The twenty-fourth of November marks the fifth anniversary of the official implementation of a historic peace deal signed between the Revolutionary Armed Forces of Colombia (Farc) rebel group and the government in 2016.

But for many in the Andean nation, peace never arrived.

Existing or dissident rebel groups and new illegal armed groups involved in drug production or trafficking and illegal gold mining have moved into and vie for control of the areas the Farc rebels left behind after demobilising.

An overwhelming amount of these illicit activities occur on the ancestral lands of Afro-Colombian and indigenous communities.

Colombia's Ombudsman's Office reported a 213% increase in the number of displaced families, from 1,682 in 2020 to 5,266 in 2021.

During the first half of this year there were 102 incidents of mass displacement, where 44,290 people fled to usually more urban areas for safety from armed conflict violence.

"For many communities across Colombia, the promise of peace has become a devastating disappointment," said Juan Pappier, senior Americas researcher at Human Rights Watch.

"While the peace process initially brought some relief, violence in remote areas is now increasing and many regions are at risk of experiencing a return to pre-peace process levels of violence."

Image caption,
Many displaced Emberá women try to earn a little money by making and selling beaded necklaces

Armed groups confining communities is another phenomenon on the rise.

"Illegal armed groups exert control over local populations by restricting their freedom of movement.

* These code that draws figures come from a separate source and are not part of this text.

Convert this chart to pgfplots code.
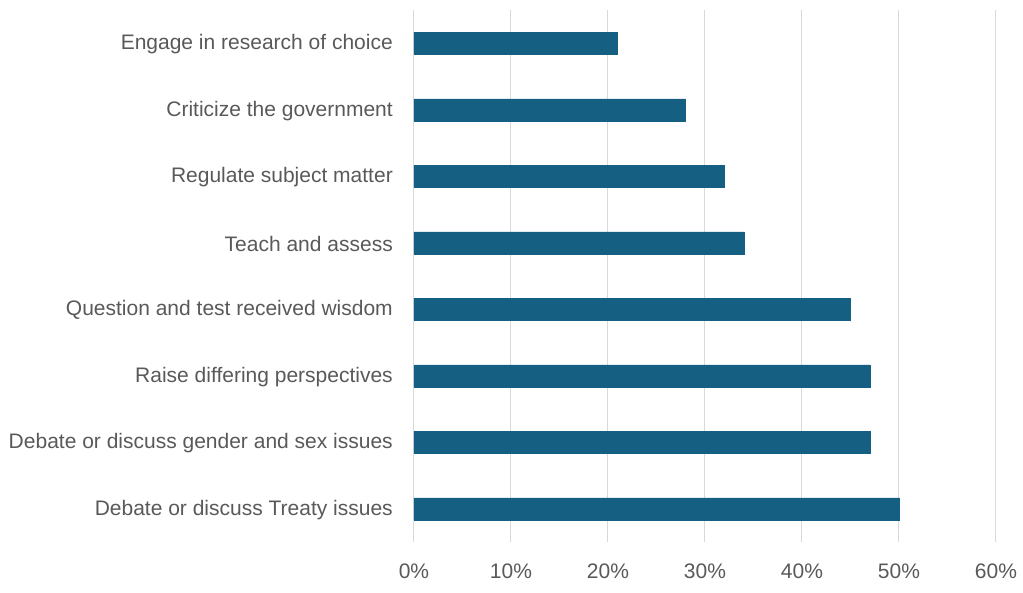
\documentclass[border=0pt]{standalone}
\usepackage{pgfplots}
\pgfplotsset{compat=1.18}
\usepackage{fontspec}
\setmainfont{Liberation Sans}
\definecolor{barblue}{HTML}{156082}
\definecolor{gridgray}{HTML}{D9D9D9}
\definecolor{textgray}{HTML}{595959}
\begin{document}
\begin{tikzpicture}
\path[use as bounding box] (-414pt,-50pt) rectangle (609pt,542pt);
\begin{axis}[at={(0,0)}, anchor=south west, scale only axis,
  width=582pt, height=532pt,
  xbar, bar width=22pt,
  xmin=0, xmax=60, ymin=-0.5, ymax=7.5,
  ytick={0,...,7},
  yticklabels={Debate or discuss Treaty issues, Debate or discuss gender and sex issues, Raise differing perspectives, Question and test received wisdom, Teach and assess, Regulate subject matter, Criticize the government, Engage in research of choice},
  xtick={0,10,...,60},
  xticklabel={\pgfmathprintnumber{\tick}\%},
  /pgf/number format/assume math mode=true,
  axis line style={draw=none},
  major tick length=0pt,
  xmajorgrids, grid style={gridgray, line width=1pt},
  tick label style={textgray, font=\fontsize{21}{24}\selectfont, inner sep=0pt},
  yticklabel style={xshift=-21pt, yshift=-1pt},
  xticklabel style={yshift=-22pt},
]
\addplot[fill=barblue, draw=barblue] coordinates {
(50,0) (47,1) (47,2) (45,3) (34,4) (32,5) (28,6) (21,7)};
\end{axis}
\end{tikzpicture}
\end{document}
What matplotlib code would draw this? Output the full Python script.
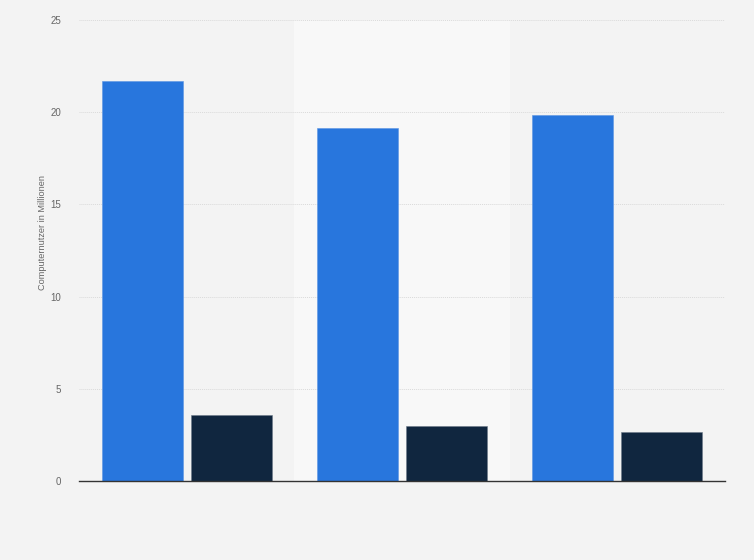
import matplotlib
matplotlib.use("Agg")
import matplotlib.pyplot as plt
import numpy as np

plt.rcParams["font.family"] = ["Liberation Sans", "DejaVu Sans"]

categories = ["1", "2", "3"]
series_a = [21.7, 19.15, 19.85]
series_b = [3.6, 2.97, 2.65]
yticks = [0, 5, 10, 15, 20, 25]
ylabel = "Computernutzer in Millionen"

bg = "#f3f3f3"
fig = plt.figure(figsize=(7.54, 5.6), dpi=100, facecolor=bg)
ax = fig.add_axes([79/754, 1-481/560, 646/754, 461/560])
ax.set_facecolor(bg)

x = np.arange(len(categories))
w = 0.376
off = 0.207
ax.axvspan(0.5, 1.5, color="#f8f8f8", zorder=0, lw=0)
ax.bar(x - off, series_a, width=w, color="#2876dd", zorder=3, edgecolor="#5b95e3", linewidth=0.4)
ax.bar(x + off, series_b, width=w, color="#10263f", zorder=3, edgecolor="#6d7a88", linewidth=0.4)

ax.set_xlim(-0.5, 2.5)
ax.set_ylim(0, 25)
ax.set_yticks(yticks)
ax.set_yticklabels([str(t) for t in yticks], color="#666666", fontsize=7)
ax.tick_params(axis="y", length=0, pad=13)
ax.set_xticks([])
for t in yticks[1:]:
    ax.axhline(t, color="#dadada", linestyle=(0, (1, 1)), linewidth=0.7, zorder=1)
ax.axhline(0, color="#333333", linewidth=1.0, zorder=4, clip_on=False)
for s in ax.spines.values():
    s.set_visible(False)
ax.set_ylabel(ylabel, color="#666666", fontsize=6.6, labelpad=2)
ax.yaxis.label.set_y(0.538)

fig.savefig("out.png", dpi=100, facecolor=bg)
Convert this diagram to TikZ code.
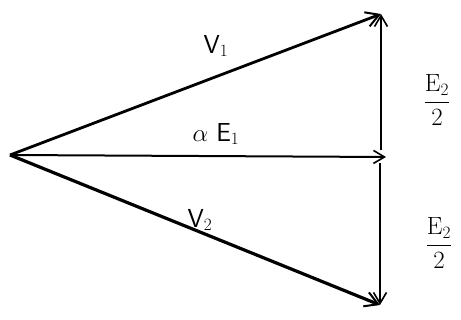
\documentclass[tikz,border=0pt]{standalone}
\usetikzlibrary{arrows.meta}
\begin{document}
\begin{tikzpicture}[x=1pt,y=-1pt,
  vec/.style={line width=2.8pt,-{Straight Barb[length=13pt,width=15pt,line width=2pt]}},
  thinvec/.style={line width=1.6pt,-{Straight Barb[length=11pt,width=13pt,line width=1.6pt]}},
  lbl/.style={font=\fontsize{26}{28}\selectfont\sffamily}]
\useasboundingbox (0,0) rectangle (461,320);
\clip (0,0) rectangle (461,320);
\coordinate (O) at (10,155);
\coordinate (A) at (381,14);
\coordinate (B) at (386,157);
\coordinate (C) at (380,305);
\coordinate (M1) at (381,150);
\coordinate (M2) at (380,163);
\draw[vec] (O) -- (A);
\draw[thinvec,line width=2pt] (O) -- (B);
\draw[vec,line width=3.2pt] (O) -- (C);
\draw[thinvec] (M1) -- (A);
\draw[thinvec] (M2) -- (C);
\node[lbl] (v1) at (216,46) {V$_1$};
\node[lbl] (ae1) at (216,134) {$\alpha$ E$_1$};
\node[lbl] (v2) at (200,220) {V$_2$};
\node[lbl] (e2a) at (437,100) {$\displaystyle\frac{\mathrm{E}_2}{2}$};
\node[lbl] (e2b) at (439,243) {$\displaystyle\frac{\mathrm{E}_2}{2}$};
\end{tikzpicture}
\end{document}
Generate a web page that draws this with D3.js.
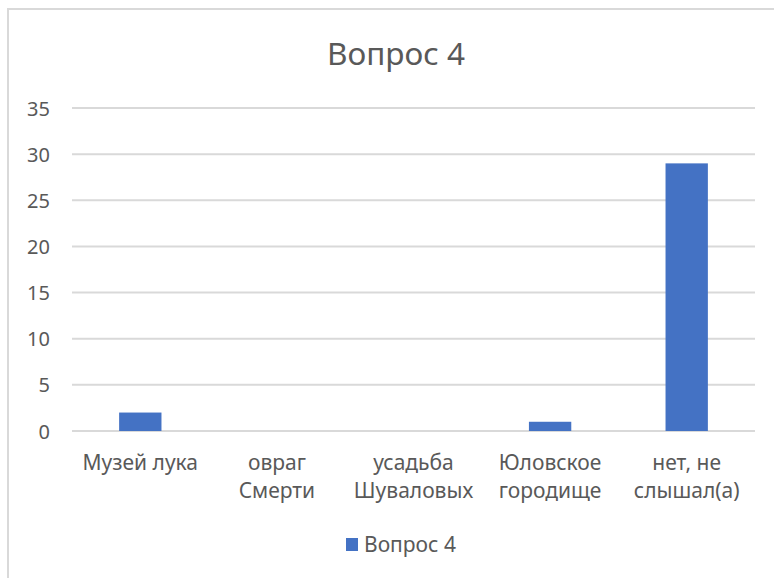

This means "confining" them which involves imposing curfews, check points and not allowing persons to leave or enter the community in question or to bring in outside goods into the area," said Gimena Sánchez-Garzoli, Andes director for the advocacy group Washington Office on Latin America (WOLA).

The southwestern Pacific region, especially Chocó, has been worst affected by this. The United Nations said in a recent report that 96% of confined people this year belong to indigenous or Afro-Colombian groups.

Most of those under confinement do not speak out to local authorities, rights groups or journalists out of fear of reprisal.

Ms Sánchez says confining communities allowed armed groups to gain military advantage against whomever they are fighting with and guarantees that the local population submits to their demands.

Young and underage Colombians also continue to be recruited into the ranks of illegal groups.

ACAPS, a non-governmental organisation which analyses humanitarian crises globally, predicted in a September 2021 report that forced recruitment, gender-based violence, massive displacement and massacres were likely to increase in the coming months in Colombia's provinces on the Pacific coast, where "at least 10 armed groups are disputing territory".

The report said that confrontations between armed groups for territorial control increased the number of confinements, mass and individual displacements, and homicides in 2021 - a trend likely to continue.

The Pacific provinces are key for coca cultivation - the raw ingredient for cocaine - which is at an all time production high too.

Landmines and other explosive devices are also being planted again by armed groups to protect their valuable coca fields, which frequently maim civilians and security forces.

A Colombian government spokesperson told the BBC they could not provide a direct response to questions posed about rising violence in the country.

On the other side of the public square in Montería, 52-year-old Ireña Domico Charras sits alone.

Image caption,
Ireña Domico Charras received death threats

Using a sewing pin, she carefully scoops up small beads and places them onto a piece of thread to make bracelets to sell around the city. She is a local leader within her Emberá community.

"They've killed some of our leaders in Sinú. I have received death threats and my husband too," says Ms Charras, who said her brother was killed by the Farc and she was displaced three other times before the peace deal.

"If you don't do what they say, they'll kill you. We need the government to guarantee our safety before we can go back."